Nigeria, with a population of over 220 million people affords an interesting example too. There’s virtually no street in the country which isn’t adversely affected by blocked drains filled with plastic bottles and containers. The public awareness of the importance is quite low and the de facto model is the linear economy approach of using and dumping products, with the perverse twin consequences of maximising waste and environmental unsustainability. A lot of the waste is incinerated which defeats the very object of cutting green-house gases and carbon footprints.

According to the Pollution Control and Environmental Health Directorate of the Federal Ministry of Environment, the country generates vast quantities of solid waste as a result of the linear economy’s, take-use-dispose approach, estimated to be more than 32 million tonnes annually.
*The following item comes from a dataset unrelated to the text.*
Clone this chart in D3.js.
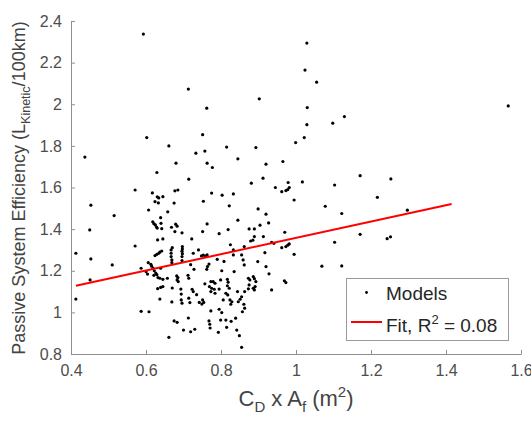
<!DOCTYPE html>
<html>
<head>
<meta charset="utf-8">
<script src="https://cdn.jsdelivr.net/npm/d3@7"></script>
<style>
  body { margin: 0; background: #fff; }
  svg { display: block; }
  text { font-family: "Liberation Sans", Arial, Helvetica, sans-serif; }
</style>
</head>
<body>
<div id="chart"></div>
<script>
// C_D x A_f (m^2) vs passive system efficiency, one point per model
const models = [
  [0.593,2.337],[1.029,2.294],[1.024,2.164],[1.055,2.106],[0.713,2.073],[0.902,2.026],[0.762,1.981],[1.030,1.984],
  [1.566,1.992],[1.029,1.902],[1.098,1.909],[1.129,1.941],[0.751,1.854],[0.602,1.840],[1.022,1.840],[0.999,1.816],
  [0.661,1.800],[0.815,1.794],[0.893,1.792],[0.437,1.746],[0.733,1.765],[0.757,1.775],[0.845,1.738],[0.965,1.725],
  [0.680,1.717],[0.763,1.717],[0.777,1.696],[0.920,1.712],[0.629,1.672],[1.171,1.657],[1.253,1.641],[0.714,1.640],
  [0.881,1.621],[0.912,1.645],[0.979,1.624],[1.017,1.627],[1.103,1.612],[0.945,1.600],[0.962,1.580],[0.973,1.585],
  [0.978,1.590],[0.982,1.600],[0.571,1.588],[0.617,1.574],[0.630,1.555],[0.634,1.550],[0.645,1.556],[0.624,1.532],
  [0.633,1.526],[0.677,1.584],[0.685,1.588],[0.675,1.525],[0.753,1.534],[0.775,1.573],[0.803,1.563],[0.833,1.569],
  [0.995,1.540],[1.217,1.553],[0.453,1.515],[0.515,1.465],[0.607,1.492],[0.658,1.483],[0.639,1.455],[0.822,1.512],
  [0.899,1.497],[1.078,1.510],[1.122,1.475],[1.297,1.491],[0.920,1.472],
  [0.618,1.435],[0.621,1.426],[0.625,1.420],[0.628,1.410],[0.630,1.405],[0.640,1.428],[0.642,1.402],[0.668,1.409],
  [0.679,1.424],[0.683,1.414],[0.677,1.388],[0.696,1.382],[0.722,1.353],[0.751,1.388],[0.763,1.425],[0.795,1.378],
  [0.845,1.443],[0.927,1.430],[0.450,1.396],[0.819,1.398],[0.875,1.401],[0.889,1.401],[0.904,1.419],[0.970,1.385],
  [1.171,1.375],[0.889,1.364],[0.913,1.364],[0.879,1.343],[0.885,1.347],[1.103,1.337],[1.243,1.354],[1.252,1.363],
  [0.571,1.319],[0.631,1.348],[0.645,1.353],[0.670,1.311],[0.697,1.316],[0.825,1.325],[0.862,1.316],[0.935,1.337],
  [0.941,1.332],[0.962,1.311],[0.973,1.316],[0.978,1.323],[0.982,1.329],[0.995,1.279],[1.069,1.222],[1.122,1.223],
  [0.969,1.152],[0.973,1.143],
  [0.413,1.284],[0.453,1.257],[0.510,1.228],[0.413,1.064],[0.451,1.156],[0.587,1.212],[0.587,1.005],[0.608,1.003],
  [0.606,1.239],[0.613,1.231],[0.615,1.222],[0.619,1.212],[0.622,1.200],[0.626,1.189],[0.629,1.181],[0.621,1.178],
  [0.624,1.273],[0.629,1.279],[0.634,1.284],[0.637,1.290],[0.642,1.295],
  [0.639,1.212],[0.637,1.164],[0.645,1.124],[0.631,1.114],[0.637,1.064],[0.657,1.164],
  [0.667,1.300],[0.667,1.284],[0.667,1.268],[0.669,1.252],[0.669,1.239],
  [0.670,1.117],[0.669,1.050],[0.675,0.959],[0.683,0.952],[0.661,0.880],
  [0.683,1.156],[0.686,1.148],[0.682,1.175],[0.685,1.167],
  [0.697,1.305],[0.696,1.294],[0.697,1.282],[0.696,1.268],[0.696,1.249],
  [0.693,1.112],[0.694,1.088],[0.694,1.060],[0.696,1.044],[0.700,0.915],[0.713,0.973],[0.714,1.068],[0.717,1.047],
  [0.712,1.178],[0.714,1.164],[0.719,1.229],[0.726,1.284],[0.723,1.111],[0.726,1.100],[0.735,1.085],[0.730,0.919],
  [0.719,0.907],[0.742,1.048],[0.749,1.040],[0.754,1.048],[0.751,1.060],[0.768,0.959],[0.770,0.943],[0.771,0.925],
  [0.773,1.007],[0.748,1.271],[0.753,1.275],[0.759,1.270],[0.763,1.276],
  [0.833,1.300],[0.833,1.276],[0.855,1.276],[0.917,1.287],[0.762,1.207],[0.802,1.200],[0.835,1.196],[0.859,1.252],
  [0.862,1.228],[0.898,1.244],[0.920,1.220],[0.928,1.185],
  [0.757,1.137],[0.773,1.148],[0.779,1.148],[0.784,1.140],[0.769,1.124],[0.775,1.116],[0.782,1.111],[0.773,1.100],
  [0.784,1.092],[0.799,1.156],[0.817,1.159],[0.819,1.145],[0.795,1.112],[0.817,1.128],[0.822,1.116],[0.813,1.092],
  [0.818,1.084],[0.806,1.060],[0.824,1.060],[0.829,1.051],[0.826,1.039],[0.844,1.100],[0.851,1.063],[0.846,1.051],
  [0.855,1.075],[0.861,1.039],[0.863,1.020],[0.839,0.972],[0.857,1.003],[0.873,1.164],[0.877,1.156],[0.886,1.172],
  [0.889,1.162],[0.893,1.148],[0.875,1.132],[0.873,1.113],[0.886,1.116],[0.889,1.108],[0.891,1.124],[0.863,1.100],
  [0.935,1.108],[0.795,1.015],[0.802,0.999],[0.799,0.963],[0.813,0.963],[0.827,0.957],[0.793,0.904],[0.815,0.928],
  [0.842,0.915],[0.849,0.888],[0.855,0.832],
  [0.600,1.196],[0.604,1.184],[0.632,1.167],[0.645,1.159],[0.639,1.120],[0.728,1.207],[0.764,1.220],[0.768,1.232],
  [0.740,1.300],[0.790,1.255],[0.808,1.245]
];

// linear fit: y = intercept + slope * x, drawn over fitRange
const fitCoef = [0.966, 0.392];
const fitRange = [0.413, 1.415];

const xTicks = [0.4, 0.6, 0.8, 1, 1.2, 1.4, 1.6];
const yTicks = [0.8, 1, 1.2, 1.4, 1.6, 1.8, 2, 2.2, 2.4];

const width = 531,
      height = 423;

const x = d3.scaleLinear().domain([0.4, 1.6]).range([71, 521]);
const y = d3.scaleLinear().domain([0.8, 2.4]).range([354, 21]);

const svg = d3.select("#chart")
  .append("svg")
  .attr("width", width)
  .attr("height", height);

const axisColor = "#8f8f8f",
      tickText = "#4d4d4d";

// x axis, ticks pointing inward
const gx = svg.append("g")
  .attr("transform", `translate(0,${y(0.8)})`)
  .call(d3.axisBottom(x).tickValues(xTicks).tickFormat(d3.format("~g"))
    .tickSize(-4).tickSizeOuter(0).tickPadding(11));

const gy = svg.append("g")
  .attr("transform", `translate(${x(0.4)},0)`)
  .call(d3.axisLeft(y).tickValues(yTicks).tickFormat(d3.format("~g"))
    .tickSize(-4).tickSizeOuter(0).tickPadding(9));

for (let g of [gx, gy]) {
  g.select(".domain").attr("stroke", axisColor);
  g.selectAll(".tick line").attr("stroke", axisColor);
  g.selectAll(".tick text")
    .attr("fill", tickText)
    .attr("font-size", 16)
    .attr("font-family", "Liberation Sans, Arial, sans-serif");
}

// points
svg.append("g")
  .selectAll("circle")
  .data(models)
  .join("circle")
  .attr("cx", d => x(d[0]))
  .attr("cy", d => y(d[1]))
  .attr("r", 1.6)
  .attr("fill", "#000");

// fit line
svg.append("path")
  .datum(fitRange)
  .attr("fill", "none")
  .attr("stroke", "#ff0000")
  .attr("stroke-width", 2)
  .attr("d", d3.line().x(d => x(d)).y(d => y(fitCoef[0] + fitCoef[1] * d)));

// axis labels
const xl = svg.append("text")
  .attr("x", 296)
  .attr("y", 406)
  .attr("text-anchor", "middle")
  .attr("fill", "#444")
  .attr("font-size", 22);
xl.append("tspan").text("C");
xl.append("tspan").attr("font-size", 15).attr("dy", 6).text("D");
xl.append("tspan").attr("dy", -6).text(" x A");
xl.append("tspan").attr("font-size", 15).attr("dy", 6).text("f");
xl.append("tspan").attr("dy", -6).text(" (m");
xl.append("tspan").attr("font-size", 15).attr("dy", -9).text("2");
xl.append("tspan").attr("dy", 9).text(")");

const yl = svg.append("text")
  .attr("transform", "translate(25,188) rotate(-90)")
  .attr("text-anchor", "middle")
  .attr("fill", "#444")
  .attr("font-size", 18);
yl.append("tspan").text("Passive System Efficiency (L");
yl.append("tspan").attr("font-size", 12.5).attr("dy", 5).text("Kinetic");
yl.append("tspan").attr("dy", -5).text("/100km)");

// legend
const lg = svg.append("g");
lg.append("rect")
  .attr("x", 346.5).attr("y", 278.5)
  .attr("width", 162).attr("height", 62)
  .attr("fill", "#fff")
  .attr("stroke", "#9a9a9a");
lg.append("circle")
  .attr("cx", 366.5).attr("cy", 292.5).attr("r", 1.4).attr("fill", "#000");
lg.append("text")
  .attr("x", 386).attr("y", 300)
  .attr("font-size", 19).attr("fill", "#262626")
  .text("Models");
lg.append("line")
  .attr("x1", 351).attr("x2", 382)
  .attr("y1", 322).attr("y2", 322)
  .attr("stroke", "#ff0000").attr("stroke-width", 2);
const ft = lg.append("text")
  .attr("x", 386).attr("y", 332)
  .attr("font-size", 19).attr("fill", "#262626");
ft.append("tspan").text("Fit, R");
ft.append("tspan").attr("font-size", 13).attr("dy", -8).text("2");
ft.append("tspan").attr("dy", 8).text(" = 0.08");
</script>
</body>
</html>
The Ministry established that less than 20 per cent of the waste generated is collected through the formal system while less than 10 per cent is recycled.

The rest of the waste ends up in open and unlined dump sites, water bodies, drainages, farmland, open spaces. Burning of such wastes openly is also a common practice particularly at the dump sites where hazardous and non-hazardous wastes are co-disposed without any form of separation or segregation.

As a matter of fact, there are very few public recycling centres and this really ought to be given a significant policy boost on three counts. One, to raise public awareness and enhance environmental sustainability. Two, this is a very obvious mechanism to enhance fiscal revenue which the government at federal, state and local government levels are yet to optimise. Three, it will create employment opportunities given the very high unemployment rate which, according to KPMG’s Global Economy Outlook report, H1 2023, was projected to rise to 40.6 per cent!

Summing up, the circular economy needs to be prioritized with intentionality in the global south and further afield to enhance robust environmental sustainability, catalyse employment opportunities and optimise fiscal revenue for the central and sub-national governments across the board.

Contestable priorities subsist certainly. But then, real leadership also demands the visionary capacity to shape and execute effective policies on multiple fronts for the benefit of citizens.
Ojumu is the Principal Partner at Balliol Myers LP, a firm of legal practitioners and strategy consultants in Lagos, Nigeria.